Burnt Hills - Amphipacifica (House of Alchemy CD-R)


Ah, another Burnt Hills. The Albany crew's been busy lately, having just released this, a Ruralfaune number and a beautiful Noiseville LP, all of which will likely be covered here. Figured I'd start with this one though, as Adam from House of Alchemy just got in touch with me randomly about a day after getting handed a bunch of stuff from his label and Chapels project. Small world.

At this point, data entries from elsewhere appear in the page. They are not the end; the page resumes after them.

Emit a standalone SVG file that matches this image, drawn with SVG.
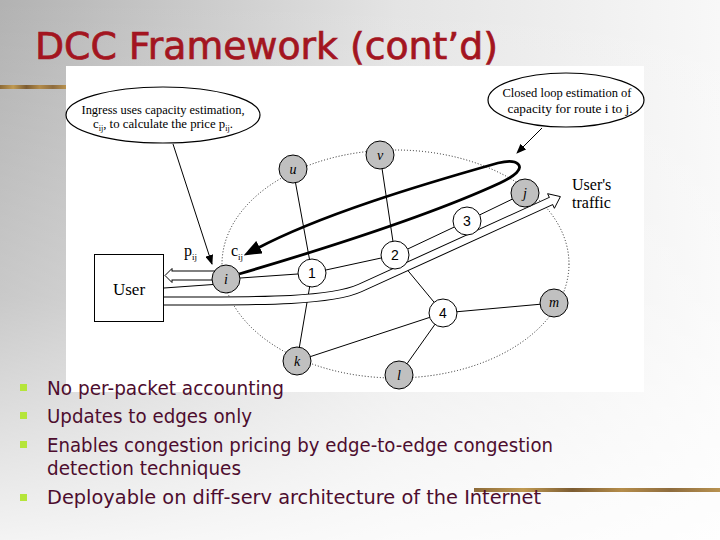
<svg xmlns="http://www.w3.org/2000/svg" width="720" height="540" viewBox="0 0 720 540">
<defs>
<linearGradient id="bgH" x1="0" y1="0" x2="720" y2="0" gradientUnits="userSpaceOnUse">
<stop offset="0" stop-color="#b2b2b2"/>
<stop offset="0.55" stop-color="#e4e4e4"/>
<stop offset="1" stop-color="#f8f8f8"/>
</linearGradient>
<linearGradient id="bgV" x1="0" y1="0" x2="0" y2="540" gradientUnits="userSpaceOnUse">
<stop offset="0" stop-color="#ffffff" stop-opacity="0"/>
<stop offset="0.55" stop-color="#ffffff" stop-opacity="0.3"/>
<stop offset="1" stop-color="#ffffff" stop-opacity="0.85"/>
</linearGradient>
<linearGradient id="strip" x1="0" y1="0" x2="1" y2="0">
<stop offset="0" stop-color="#8c6a38"/>
<stop offset="0.2" stop-color="#c09a52"/>
<stop offset="0.4" stop-color="#7c5c32"/>
<stop offset="0.6" stop-color="#b48c4a"/>
<stop offset="0.8" stop-color="#8e6c3e"/>
<stop offset="1" stop-color="#b89250"/>
</linearGradient>
<marker id="arr" viewBox="0 0 10 8" refX="9" refY="4" markerWidth="10" markerHeight="8" markerUnits="userSpaceOnUse" orient="auto">
<path d="M0,0 L10,4 L0,8 z" fill="#000"/>
</marker>
<marker id="big" viewBox="0 0 18 14" refX="4" refY="7" markerWidth="18" markerHeight="14" markerUnits="userSpaceOnUse" orient="auto">
<path d="M0,0 L18,7 L0,14 z" fill="#000"/>
</marker>
<style>
.gn{fill:#c0c0c0;stroke:#000;stroke-width:1}
.wn{fill:#fff;stroke:#000;stroke-width:1}
.gl{font-family:"Liberation Serif","Times New Roman",serif;font-style:italic;font-size:14px;text-anchor:middle;fill:#000}
.nl{font-family:"Liberation Sans",Arial,sans-serif;font-size:14px;text-anchor:middle;fill:#000}
.thin{stroke:#000;stroke-width:1;fill:none}
.dot{stroke:#222;stroke-width:1;stroke-dasharray:1 2;fill:none}
.tx{font-family:"Liberation Serif","Times New Roman",serif;fill:#000}
.bul{font-family:"DejaVu Sans","Liberation Sans",sans-serif;font-size:19px;fill:#4d0d2e}
.sq{fill:#b5e53a}
.call{fill:#fff;stroke:#000;stroke-width:1.2}
</style>
</defs>

<!-- background -->
<rect x="0" y="0" width="720" height="540" fill="url(#bgH)"/>
<rect x="0" y="0" width="720" height="540" fill="url(#bgV)"/>
<rect x="0" y="85" width="66" height="4" fill="url(#strip)"/>
<rect x="474" y="488" width="246" height="4" fill="url(#strip)"/>

<text x="35" y="59" font-family="DejaVu Sans, Liberation Sans, sans-serif" font-size="38" fill="#a31520" stroke="#a31520" stroke-width="0.7" textLength="463" lengthAdjust="spacingAndGlyphs">DCC Framework (cont’d)</text>

<!-- diagram image area -->
<rect x="66" y="66" width="578" height="326" fill="#ffffff"/>

<!-- network boundary -->
<ellipse cx="395.5" cy="264" rx="173.5" ry="114" class="dot"/>

<g id="connectors">
<path class="thin" d="M293,169 L312,273"/>
<path class="thin" d="M312,273 L297,361"/>
<path class="thin" d="M380,155 L395,255"/>
<path class="thin" d="M395,255 L443,313"/>
<path class="thin" d="M443,313 L554,303"/>
<path class="thin" d="M443,313 L399,375"/>
<path class="thin" d="M297,361 L443,313"/>
<path class="thin" d="M226,279 L312,273"/>
<path class="thin" d="M312,273 L395,255"/>
<path class="thin" d="M395,255 L467,221"/>
<path class="thin" d="M467,221 L525,193"/>
<path class="thin" d="M164,288 L220,284"/>
<!-- price arrow (hollow) to User -->
<path d="M172,275.5 H220" stroke="#000" stroke-width="10" fill="none"/>
<polygon points="172,268.5 165,275.5 172,282.5" fill="#fff" stroke="#000" stroke-width="1"/>
<path d="M171,275.5 H221" stroke="#fff" stroke-width="8" fill="none"/>
<!-- user's traffic (hollow arrow) -->
<path d="M164,301 C260,301 330,301.6 360,288 L551,201" stroke="#000" stroke-width="9" fill="none"/>
<polygon points="554.4,208.3 560.4,196.6 547.6,193.7" fill="#fff" stroke="#000" stroke-width="1"/>
<path d="M164,301 C260,301 330,301.6 360,288 L552,200.5" stroke="#fff" stroke-width="7" fill="none"/>
<!-- closed loop estimation (thick) -->
<path d="M239,274 C300,256 420,220 500,183 C515,176 523,169 518,164 C514,160 506,161 498,163 C420,185 320,215 256,249" stroke="#000" stroke-width="2.8" fill="none" marker-end="url(#big)"/>
<!-- callout arrows -->
<path class="thin" d="M173,144 L212,264" marker-end="url(#arr)"/>
<path class="thin" d="M542,128 L517,153" marker-end="url(#arr)"/>
</g>

<g id="callout-ingress">
<ellipse cx="163" cy="115" rx="97" ry="28" class="call"/>
<text class="tx" x="163" y="114" font-size="12.5" text-anchor="middle" textLength="163" lengthAdjust="spacingAndGlyphs">Ingress uses capacity estimation,</text>
<text class="tx" x="93" y="128" font-size="12.5" textLength="140" lengthAdjust="spacingAndGlyphs">c<tspan font-size="8" dy="3">ij</tspan><tspan dy="-3">, to calculate the price p</tspan><tspan font-size="8" dy="3">ij</tspan><tspan dy="-3">.</tspan></text>
</g>

<g id="callout-loop">
<ellipse cx="566" cy="100" rx="78" ry="27" class="call"/>
<text class="tx" x="567" y="97" font-size="12.5" text-anchor="middle" textLength="129" lengthAdjust="spacingAndGlyphs">Closed loop estimation of</text>
<text class="tx" x="570" y="113" font-size="12.5" text-anchor="middle" textLength="125" lengthAdjust="spacingAndGlyphs">capacity for route i to j.</text>
</g>

<g id="user">
<rect x="94.5" y="254.5" width="69" height="67" fill="#fff" stroke="#000" stroke-width="1"/>
<text class="tx" x="129" y="295" font-size="17" text-anchor="middle">User</text>
</g>

<g id="label-pij"><text class="tx" x="184" y="256" font-size="16">p<tspan font-size="9" dy="4">ij</tspan></text></g>
<g id="label-cij"><text class="tx" x="231" y="256" font-size="16">c<tspan font-size="9" dy="4">ij</tspan></text></g>

<g id="label-traffic">
<text class="tx" x="572" y="190" font-size="16">User's</text>
<text class="tx" x="572" y="208" font-size="16">traffic</text>
</g>

<g id="node-u"><circle cx="293" cy="169" r="14" class="gn"/><text class="gl" x="293" y="174">u</text></g>
<g id="node-v"><circle cx="380" cy="155" r="14" class="gn"/><text class="gl" x="380" y="160">v</text></g>
<g id="node-j"><circle cx="525" cy="193" r="14" class="gn"/><text class="gl" x="525" y="198">j</text></g>
<g id="node-i"><circle cx="226" cy="279" r="14" class="gn"/><text class="gl" x="226" y="284">i</text></g>
<g id="node-k"><circle cx="297" cy="361" r="14" class="gn"/><text class="gl" x="297" y="366">k</text></g>
<g id="node-l"><circle cx="399" cy="375" r="14" class="gn"/><text class="gl" x="399" y="380">l</text></g>
<g id="node-m"><circle cx="554" cy="303" r="14" class="gn"/><text class="gl" x="554" y="307">m</text></g>
<g id="node-1"><circle cx="312" cy="273" r="14" class="wn"/><text class="nl" x="312" y="278">1</text></g>
<g id="node-2"><circle cx="395" cy="255" r="14" class="wn"/><text class="nl" x="395" y="260">2</text></g>
<g id="node-3"><circle cx="467" cy="221" r="14" class="wn"/><text class="nl" x="467" y="226">3</text></g>
<g id="node-4"><circle cx="443" cy="313" r="14" class="wn"/><text class="nl" x="443" y="318">4</text></g>

<g id="bullets">
<rect class="sq" x="20" y="384" width="7" height="7"/>
<rect class="sq" x="20" y="412" width="7" height="7"/>
<rect class="sq" x="20" y="441" width="7" height="7"/>
<rect class="sq" x="20" y="494" width="7" height="7"/>
<text class="bul" x="47" y="395" textLength="237" lengthAdjust="spacingAndGlyphs">No per-packet accounting</text>
<text class="bul" x="47" y="423" textLength="205" lengthAdjust="spacingAndGlyphs">Updates to edges only</text>
<text class="bul" x="47" y="452" textLength="506" lengthAdjust="spacingAndGlyphs">Enables congestion pricing by edge-to-edge congestion</text>
<text class="bul" x="47" y="475" textLength="194" lengthAdjust="spacingAndGlyphs">detection techniques</text>
<text class="bul" x="47" y="504" textLength="494" lengthAdjust="spacingAndGlyphs">Deployable on diff-serv architecture of the Internet</text>
</g>
</svg>
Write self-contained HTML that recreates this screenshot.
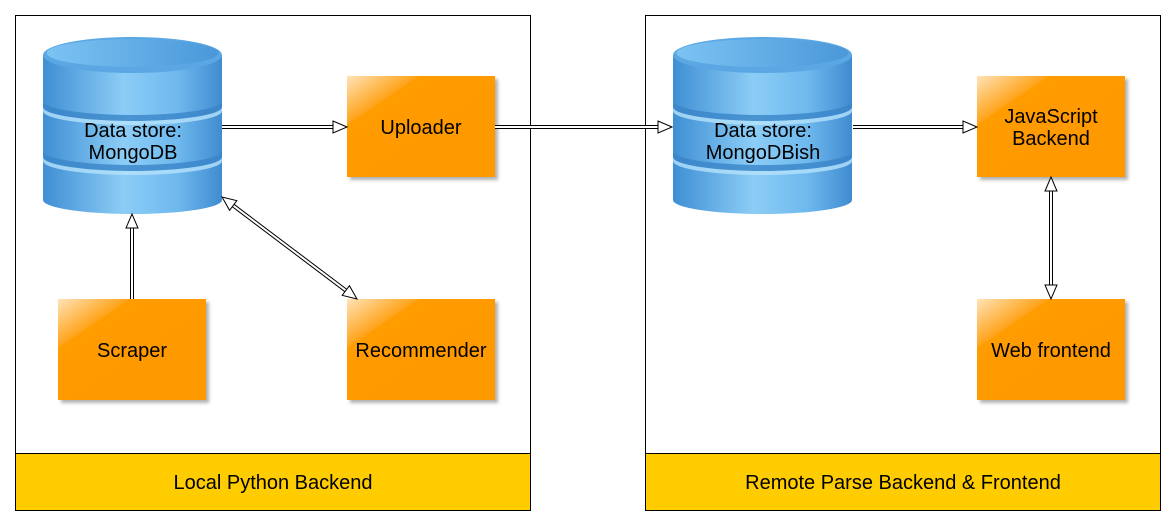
<!DOCTYPE html>
<html><head><meta charset="utf-8"><style>
html,body{margin:0;padding:0;background:#fff;}
svg{display:block;font-family:"Liberation Sans",Arial,sans-serif;}
</style></head><body>
<svg width="1176" height="526" viewBox="0 0 1176 526" xmlns="http://www.w3.org/2000/svg">
<defs>
<linearGradient id="cyl" x1="0" x2="1" y1="0" y2="0">
<stop offset="0" stop-color="#3f8fd4"/><stop offset="0.45" stop-color="#8ccdf6"/><stop offset="0.75" stop-color="#6fb9ee"/><stop offset="1" stop-color="#3f8bd0"/>
</linearGradient>
<linearGradient id="cyltop" x1="0" x2="1" y1="0" y2="0">
<stop offset="0" stop-color="#7cc3f3"/><stop offset="1" stop-color="#4a98d9"/>
</linearGradient>
<linearGradient id="box" x1="0" y1="0" x2="0.6" y2="0.6">
<stop offset="0" stop-color="#ffe3b8"/><stop offset="0.4" stop-color="#ffa31a"/><stop offset="0.41" stop-color="#ff9c00"/><stop offset="1" stop-color="#ff9900"/>
</linearGradient>
<filter id="sh" x="-10%" y="-10%" width="130%" height="130%"><feDropShadow dx="3" dy="3" stdDeviation="1.5" flood-color="#000" flood-opacity="0.3"/></filter>
<g id="cy">
<path d="M0,18 L0,163 A89.5,14 0 0 0 179,163 L179,18 Z" fill="url(#cyl)"/>
<path d="M0,64 A89.5,14 0 0 0 179,64 L179,70 A89.5,14 0 0 1 0,70 Z" fill="#3a85c8" opacity="0.8"/>
<path d="M0,114 A89.5,14 0 0 0 179,114 L179,120 A89.5,14 0 0 1 0,120 Z" fill="#3a85c8" opacity="0.8"/>
<path d="M0,70 A89.5,14 0 0 0 179,70 L179,74 A89.5,14 0 0 1 0,74 Z" fill="#b5e2fb" opacity="0.8"/>
<path d="M0,120 A89.5,14 0 0 0 179,120 L179,124 A89.5,14 0 0 1 0,124 Z" fill="#b5e2fb" opacity="0.8"/>
<ellipse cx="89.5" cy="18" rx="89.5" ry="18" fill="#5aa7e3"/>
<ellipse cx="89.5" cy="16" rx="86" ry="14" fill="url(#cyltop)"/>
</g>
</defs>

<rect x="15.5" y="15.5" width="515" height="495" fill="#fff" stroke="#000"/>
<rect x="15.5" y="453.5" width="515" height="57" fill="#ffcc00" stroke="#000"/>
<text x="273" y="489" font-size="20" text-anchor="middle">Local Python Backend</text>
<rect x="645.5" y="15.5" width="515" height="495" fill="#fff" stroke="#000"/>
<rect x="645.5" y="453.5" width="515" height="57" fill="#ffcc00" stroke="#000"/>
<text x="903" y="489" font-size="20" text-anchor="middle">Remote Parse Backend &amp; Frontend</text>

<use href="#cy" x="43" y="37"/>
<use href="#cy" x="673" y="37"/>
<text x="133" y="137" font-size="20" text-anchor="middle">Data store:</text>
<text x="133" y="159" font-size="20" text-anchor="middle">MongoDB</text>
<text x="763" y="137" font-size="20" text-anchor="middle">Data store:</text>
<text x="763" y="159" font-size="20" text-anchor="middle">MongoDBish</text>

<g filter="url(#sh)">
<rect x="347" y="76" width="148" height="101" fill="url(#box)"/>
<rect x="58" y="299" width="148" height="101" fill="url(#box)"/>
<rect x="347" y="299" width="148" height="101" fill="url(#box)"/>
<rect x="977" y="76" width="148" height="101" fill="url(#box)"/>
<rect x="977" y="299" width="148" height="101" fill="url(#box)"/>
</g>
<g font-size="20" text-anchor="middle">
<text x="421" y="134">Uploader</text>
<text x="132" y="357">Scraper</text>
<text x="421" y="357">Recommender</text>
<text x="1051" y="123">JavaScript</text>
<text x="1051" y="145">Backend</text>
<text x="1051" y="357">Web frontend</text>
</g>

<g fill="none" stroke="#000" stroke-width="4">
<path d="M222,127H333 M495,127H658 M853,127H963 M132,228V299 M233.2,205.5L345.8,290.5 M1051,191V285"/>
</g>
<g fill="none" stroke="#fff" stroke-width="2">
<path d="M222,127H334 M495,127H659 M853,127H964 M132,227V299 M232.4,204.9L346.6,291.1 M1051,190V286"/>
</g>
<g fill="#fff" stroke="#000" stroke-width="1">
<polygon points="347,127 333,121 333,133"/>
<polygon points="672,127 658,121 658,133"/>
<polygon points="977,127 963,121 963,133"/>
<polygon points="132,214 126,228 138,228"/>
<polygon points="357,299 342.2,295.3 349.4,285.7"/>
<polygon points="222,197 229.6,210.3 236.8,200.7"/>
<polygon points="1051,177 1045,191 1057,191"/>
<polygon points="1051,299 1045,285 1057,285"/>
</g>
</svg>
</body></html>
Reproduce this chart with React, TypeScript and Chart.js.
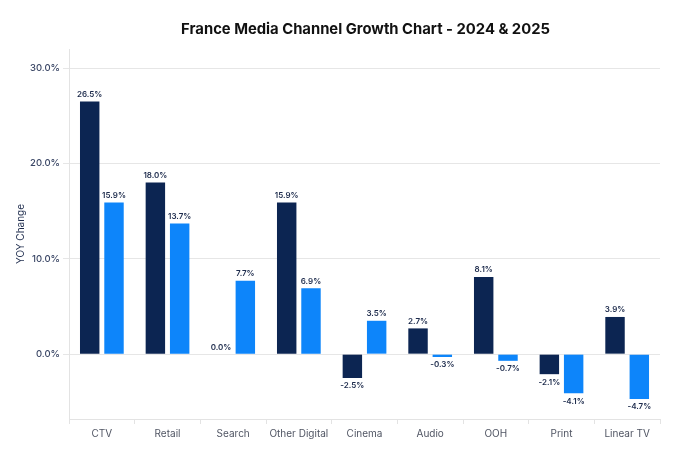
import React, { useEffect, useRef } from "react";
import { Chart, registerables } from "chart.js";

Chart.register(...registerables);

const TITLE = "France Media Channel Growth Chart - 2024 & 2025";
const categories = ["CTV", "Retail", "Search", "Other Digital", "Cinema", "Audio", "OOH", "Print", "Linear TV"];
const series2024 = [26.5, 18.0, 0.0, 15.9, -2.5, 2.7, 8.1, -2.1, 3.9];
const series2025 = [15.9, 13.7, 7.7, 6.9, 3.5, -0.3, -0.7, -4.1, -4.7];
const yTicks = [0, 10, 20, 30];

const DARK = "#0c2552";
const BLUE = "#0d85fa";

const titlePlugin = {
  id: "customTitle",
  afterDraw(chart: any) {
    const { ctx, chartArea } = chart;
    ctx.save();
    ctx.font = "700 14.8px Inter, 'Open Sans', sans-serif";
    ctx.fillStyle = "#111";
    ctx.textAlign = "center";
    ctx.textBaseline = "middle";
    ctx.fillText(TITLE, (chartArea.left + chartArea.right) / 2 + 1, 30);
    ctx.restore();
  },
};

const labelPlugin = {
  id: "barLabels",
  afterDatasetsDraw(chart: any) {
    const { ctx } = chart;
    ctx.save();
    ctx.font = "600 8px Inter, 'Open Sans', sans-serif";
    ctx.fillStyle = "#1d2b4c";
    ctx.textAlign = "center";
    ctx.textBaseline = "middle";
    chart.data.datasets.forEach((ds: any, di: number) => {
      const meta = chart.getDatasetMeta(di);
      meta.data.forEach((bar: any, i: number) => {
        const v = ds.data[i] as number;
        const txt = v.toFixed(1) + "%";
        const y = v >= 0 ? bar.y - 7 : bar.y + 8;
        ctx.fillText(txt, bar.x, y);
      });
    });
    ctx.restore();
  },
};

export default function App() {
  const ref = useRef<HTMLCanvasElement>(null);
  useEffect(() => {
    document.body.style.margin = "0";
    const chart = new Chart(ref.current!, {
      type: "bar",
      data: {
        labels: categories,
        datasets: [
          { label: "2024", data: series2024, backgroundColor: DARK, categoryPercentage: 0.74, barPercentage: 0.8 },
          { label: "2025", data: series2025, backgroundColor: BLUE, categoryPercentage: 0.74, barPercentage: 0.8 },
        ],
      },
      options: {
        responsive: false,
        animation: false,
        layout: { padding: { top: 49, right: 40, left: 0, bottom: 6 } },
        plugins: {
          legend: { display: false },
          title: { display: false },
          tooltip: { enabled: false },
        },
        scales: {
          x: {
            grid: { drawOnChartArea: false, drawTicks: true, tickLength: 5, color: "#e3e3e3" },
            border: { color: "#e3e3e3" },
            ticks: {
              color: "#505563",
              font: { family: "Inter, 'Open Sans', sans-serif", size: 10 },
              padding: 4,
              maxRotation: 0,
              minRotation: 0,
              autoSkip: false,
            },
          },
          y: {
            min: -6.8,
            max: 32,
            afterBuildTicks(axis: any) {
              axis.ticks = yTicks.map((v) => ({ value: v }));
            },
            grid: { color: "#e6e6e6", tickLength: 6 },
            border: { color: "#e3e3e3" },
            ticks: {
              color: "#3b4766",
              font: { family: "Inter, 'Open Sans', sans-serif", size: 9.5, weight: "500" },
              padding: 3,
              callback: (v: any) => Number(v).toFixed(1) + "%",
            },
            title: {
              display: true,
              text: "YOY Change",
              color: "#1d2b4c",
              font: { family: "Inter, 'Open Sans', sans-serif", size: 10 },
              padding: { top: 15, bottom: 0 },
            },
          },
        },
      },
      plugins: [titlePlugin, labelPlugin],
    });
    return () => chart.destroy();
  }, []);
  return (
    <div style={{ width: 700, height: 450, background: "#fff" }}>
      <canvas ref={ref} width={700} height={450} style={{ display: "block" }} />
    </div>
  );
}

As far as this particular disc goes though, it's a totally wild one. Stripped down to, would you believe it, a quartet, Jack, Ray, Eric and Sick Llana get together for an hour long cathartic blast. If you're thinking that Burnt Hills are losing their edge then ("These guys are going all soft on us, what with this quartet approach--who do they think they are, the Stones?"), well, you thought wrong. Rather this is one of the most chaotic, noisiest discs in the unit's cannon, a total shredder of a track whose guitars interweave into a psychedelic cesspool atop gently writhing drums. The usual you say? Me thinks not. Eventually this thing dissolves into the thickest batch of noise these guys have ever conjured. Totally grinding, menacing stuff, the latter half of this bad boy is unforgiving as hell. Thick analog murk does battle with increasingly lethargic drum builds that speak to the physicality of the approach. Some weird synth stuff eventually takes over for a bit, bouncing all over the place with jubilant distress. I'm guessing this is Ray, as he's usually the man manning the pedal setup at shows, and he has a knack for taking his vocals and turning them into some truly odd blips, shrieks and creaks.

When the rest join back in, it is utter demolition, with screeching guitars rebounding around the concrete walls of Helderberg's underbelly as they ascend toward noise-screech heaven. Really sprawling stuff, and totally unforgiving in its vision as always. Gorgeous work in an absolutely beautiful package complete with see-through wax paper and gold prints. A killer manifestation of this unit which shifts personnel every Monday night. The fluidity of such an approach however, rather than closing off possibilities, opens them up into a canvas of thick internal instrument unification. As always, a slayer.